Paragraph 3(e): WTO countries have always been free to determine what is adequate remuneration for a compulsory license, nothing here is new.
But this paragraph does impose some additional “TRIPS-plus” requirements related to listing all patents that is almost impossible to meet as described below.
6. Paragraph 3(c) is the only real improvement relative to the existing TRIPS text in that it removes burdens related to TRIPS Article 31(f) related to exports of products under compulsory licensing, but this gain is limited by the reality that the leaked text does not facilitate actually producing new medicines to export. Paragraph 3(c) would facilitate exports without having to go through the TRIPS Article 31(b)’s procedure. But footnote 4, described below, could undermine that potential upside given the new compliance burdens.
7. New procedural obstacles added in paragraph 3 relative to the status quo. Paragraph 3(a) requires listing of “all patents covered” and an “eligible Member may update the authorization to include other patents.” This requirement is TRIPS-plus, meaning it imposes new obligations not already included in the WTO rules. The use of Article 31 does not now require any listing of patents. Further, it is not possible to comply with this requirement: There is no transparency into the patent landscape, since patent applications are a secret for the first 18 months from the date of international patent filing with the Patent Cooperation Treaty. So, a manufacturer cannot benefit from the authorization until a Member State is aware of the patent application and has listed it? These additional conditions undermine the use of the WTO’s existing compulsory licensing rules under Article 31.
8. New procedural obstacles added in footnote 4 relative to status quo. Footnote 4 requires listing a lot of information that is not now required to use Article 31, which creates a bad precedent.

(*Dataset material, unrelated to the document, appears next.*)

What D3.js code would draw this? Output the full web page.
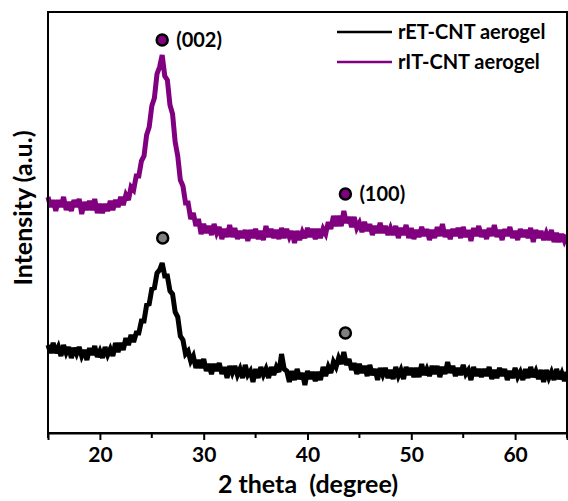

9. Paragraph 4 doesn’t remove critical IP barriers beyond patents that will stop timely production of vaccines. The clarification in paragraph 4 with respect to Article 39.3 is limited to “any authorization issued as per this Decision.” This principally clarifies what most experts agree to be true — that data protections under Article 39.3 do not foreclose regulatory decisions concerning follow-on products that rely upon or reference originator regulatory data or the fact of a prior regulatory decision. It does not provide access to the undisclosed data needed to make these complex vaccines for it does not waive the entirety of Art. 39. Also, it fails to recognize that protection of undisclosed information can be a barrier irrespective of patent status.
10. Limited to vaccines. Paragraph 8 says that in six months WTO Members will decide whether to extend these terms to therapeutics and diagnostics. First, there is no guarantee that the WTO will reach a decision in six months. (Consider that required WTO service sector negotiations from 2000 remain undone.) Yet any WTO outcome on COVID-19 should also apply to diagnostics and therapeutics, as these are essential to containing COVID-19 and its damage.